Rien n’est possible sans mise en réseau. Aujourd’hui encore, beaucoup de homes considèrent, à tort, que consulter des spécialistes externes est un aveu d’impuissance. Nous, les centres de santé de la ville de Zurich, disposons d’un excellent réseau, ce qui nous a aidés durant la pandémie. Je parle ici plus particulièrement de la collaboration avec l’hôpital de la Ville de Zurich et l’association d’aide et de soins à domicile. 
 

En plus d’une meilleure collaboration, vous accordez une grande importance à la formation.

La formation est un sujet majeur, qui concerne tant le personnel soignant que les médecins. Eux aussi ont besoin de connaissances supplémentaires dans les domaines des soins palliatifs et de la gériatrie. Par ailleurs, beaucoup de médecins n’ont pas encore l’habitude de la collaboration interprofessionnelle dans le domaine des soins. 
 

La formation continue contribue-t-elle à rendre la profession plus attractive?

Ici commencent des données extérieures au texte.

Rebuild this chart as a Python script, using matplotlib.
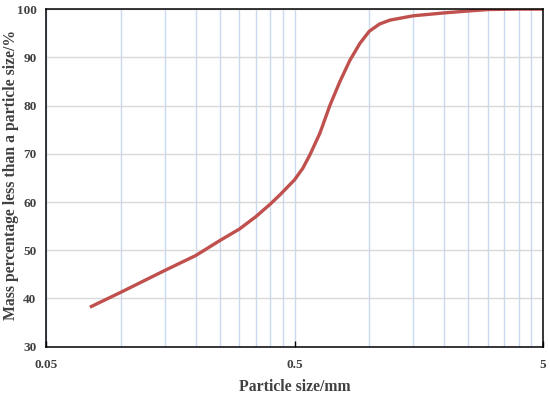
import matplotlib
matplotlib.use("Agg")
import matplotlib.pyplot as plt
from matplotlib.ticker import FixedLocator, NullFormatter

plt.rcParams['font.family'] = ['Liberation Serif', 'DejaVu Serif']

# particle size (mm) vs cumulative passing (%)
size_mm = [0.075, 0.1, 0.15, 0.2, 0.25, 0.3, 0.35, 0.4, 0.437, 0.5, 0.54, 0.577,
           0.633, 0.695, 0.762, 0.836, 0.917, 1.0, 1.1, 1.21, 1.5, 2.0, 2.5,
           3.0, 4.0, 5.0]
passing = [38.2, 41.3, 45.8, 48.9, 52.0, 54.4, 57.0, 59.6, 61.5, 64.6, 67.0, 69.8,
           74.3, 80.1, 85.0, 89.4, 92.9, 95.4, 96.9, 97.7, 98.6, 99.2, 99.6,
           99.9, 100.0, 100.0]

x_ticks = [0.05, 0.5, 5]
x_ticklabels = ['0.05', '0.5', '5']
y_ticks = [30, 40, 50, 60, 70, 80, 90, 100]

fig, ax = plt.subplots(figsize=(5.5, 3.94), dpi=100)
fig.subplots_adjust(left=0.084, right=0.987, top=0.977, bottom=0.12)

ax.set_xscale('log')
ax.set_xlim(0.05, 5)
ax.set_ylim(30, 100)

minor = [0.05 * k for k in range(2, 10)] + [0.5 * k for k in range(2, 10)]
ax.xaxis.set_major_locator(FixedLocator(x_ticks))
ax.xaxis.set_minor_locator(FixedLocator(minor))
ax.xaxis.set_minor_formatter(NullFormatter())
ax.set_xticklabels(x_ticklabels)
ax.set_yticks(y_ticks)

ax.grid(True, axis='x', which='both', color='#c9d9ee', lw=1)
ax.grid(True, axis='y', which='major', color='#d9d9d9', lw=1)
ax.set_axisbelow(True)

ax.plot(size_mm, passing, color='#c0504d', lw=2.4, solid_capstyle='butt',
        solid_joinstyle='round')

for s in ax.spines.values():
    s.set_color('black')
    s.set_linewidth(1.1)

ax.tick_params(axis='both', which='major', direction='in', length=4, width=1,
               labelsize=9.5, labelcolor='#404040')
ax.tick_params(axis='x', which='major', pad=9)
ax.tick_params(axis='x', which='minor', length=0)
ax.tick_params(axis='y', length=0, pad=7)
for lab in ax.get_xticklabels() + ax.get_yticklabels():
    lab.set_fontweight('bold')

ax.set_xlabel('Particle size/mm', fontsize=11.3, fontweight='bold', color='#404040')
ax.set_ylabel('Mass percentage less than a particle size/%', fontsize=11.3,
              fontweight='bold', color='#404040')
ax.xaxis.set_label_coords(0.5, -0.095)
ax.yaxis.set_label_coords(-0.054, 0.51)

fig.savefig('out.png', dpi=100)
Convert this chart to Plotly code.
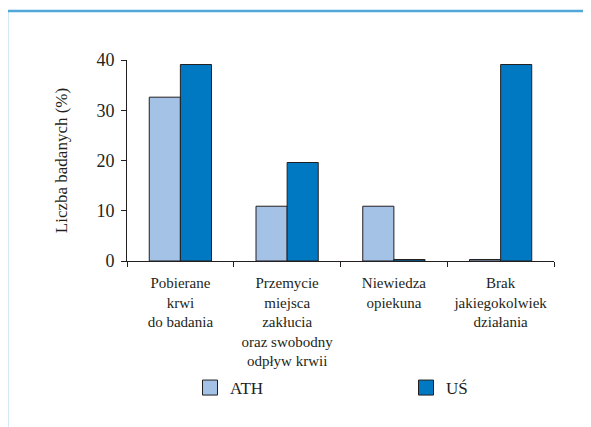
import plotly.graph_objects as go

categories = ["Pobierane<br>krwi<br>do badania",
              "Przemycie<br>miejsca<br>zakłucia<br>oraz swobodny<br>odpływ krwii",
              "Niewiedza<br>opiekuna",
              "Brak<br>jakiegokolwiek<br>działania"]
ath = [32.6, 10.9, 10.9, 0.3]
us = [39.1, 19.6, 0.3, 39.1]
series_names = ["ATH", "UŚ"]
colors = ["#a4c2e6", "#0079c2"]

OFF = 8  # page body margin
W, H = 591 - OFF, 427 - OFF
L, R, T, B = 127 - OFF, 45 - OFF, 60 - OFF, 166
pw, ph = W - L - R, H - T - B

def px2paper_x(px):
    return (px - OFF - L) / pw

def px2paper_y(py):
    return (H - B - (py - OFF)) / ph

FAM = "Liberation Serif"
INK = "#231f20"

def fnt(size):
    return dict(family=FAM, size=size, color=INK)

fig = go.Figure()
legend_ids = ["legend", "legend2"]
legend_x = [190, 406]
for name, vals, col, lid in zip(series_names, [ath, us], colors, legend_ids):
    fig.add_trace(go.Bar(x=categories, y=vals, name=name, marker=dict(color=col, line=dict(color=INK, width=1)),
                         showlegend=False))
    fig.add_trace(go.Scatter(x=[None], y=[None], mode="markers", name=name, legend=lid,
                             marker=dict(symbol="square", size=15, color=col, line=dict(color=INK, width=1))))

leg_common = dict(orientation="h", xanchor="left", yanchor="middle", y=px2paper_y(388),
                  font=fnt(17), bgcolor="rgba(0,0,0,0)")
fig.update_layout(
    template="none",
    width=W, height=H,
    margin=dict(l=L, r=R, t=T, b=B),
    paper_bgcolor="white", plot_bgcolor="white",
    barmode="group", bargap=0.417, bargroupgap=0,
    font=fnt(16),
    legend=dict(x=px2paper_x(legend_x[0]), **leg_common),
    legend2=dict(x=px2paper_x(legend_x[1]), **leg_common),
    xaxis=dict(showline=True, linecolor=INK, linewidth=1, ticks="outside", ticklen=5, tickcolor=INK,
               tickson="boundaries", tickfont=fnt(15), showgrid=False, zeroline=False, fixedrange=True,
               automargin=False, ticklabelstandoff=8),
    yaxis=dict(range=[0, 40], tickvals=[0, 10, 20, 30, 40], showline=True, linecolor=INK, linewidth=1,
               ticks="outside", ticklen=5, tickcolor=INK, showgrid=False, zeroline=False,
               tickfont=fnt(18), automargin=False, ticklabelstandoff=3,
               title=dict(text="Liczba badanych (%)", font=fnt(17), standoff=24)),
    shapes=[
        dict(type="line", xref="paper", yref="paper", x0=px2paper_x(7), x1=px2paper_x(700),
             y0=px2paper_y(11), y1=px2paper_y(11), line=dict(color="#52a7d9", width=2.5)),
        dict(type="line", xref="paper", yref="paper", x0=px2paper_x(7), x1=px2paper_x(7),
             y0=px2paper_y(11), y1=px2paper_y(600), line=dict(color="#52a7d9", width=2.5)),
    ],
)
fig.write_html("out.html")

La formation continue est centrale si l’on veut trouver de la main d’œuvre compétente et la garder. Nous devons prêter attention au personnel. Les formations continues sont intéressantes et contribuent à répondre aux défis au quotidien. Toutefois, des conditions de travail attractives, comme des horaires de travail flexibles et une bonne planification, sont indispensables.
 


Recommandations d’un comité national

À l’instigation de la Swiss National Covid-19 Science Task Force, un comité national constitué d’une quarantaine d’expertes et experts a procédé, dans le cadre de la pandémie, à une analyse des défis auxquels doit faire face le domaine des soins de longue durée et a formulé une série de recommandations. Ces dernières s’adressent à la Confédération et aux cantons, aux associations, aux centres de formation et aux associations professionnelles. Des personnes représentant l’association de branche Curaviva ont également pris part au comité.
www.bioethics.ch/fr/sgbe/articles

 

Notre interlocutrice

Gabriela Bieri-Brüning (62 ans) est gériatre dans le domaine des soins de longue durée. Elle est la médecin de la ville de Zurich, médecin-cheffe du service de gériatrie et médecin-directrice des centres de santé pour personnes âgées de la Ville de Zurich (Gesundheitszentren für das Alter der Stadt Zürich). 

Les centres de santé pour personnes âgées, nés de la fusion des centres de soins et des centres pour personnes âgées de la Ville de Zurich, accueillent plus de 3’000 seniors. Ils disposent de plus de quarante sites répartis dans toute la ville. Près de 3’300 collaboratrices et collaborateurs ainsi que 900 personnes en formation de plus de 100 nationalités différentes travaillent dans les centres de santé pour personnes âgées de la Ville de Zurich.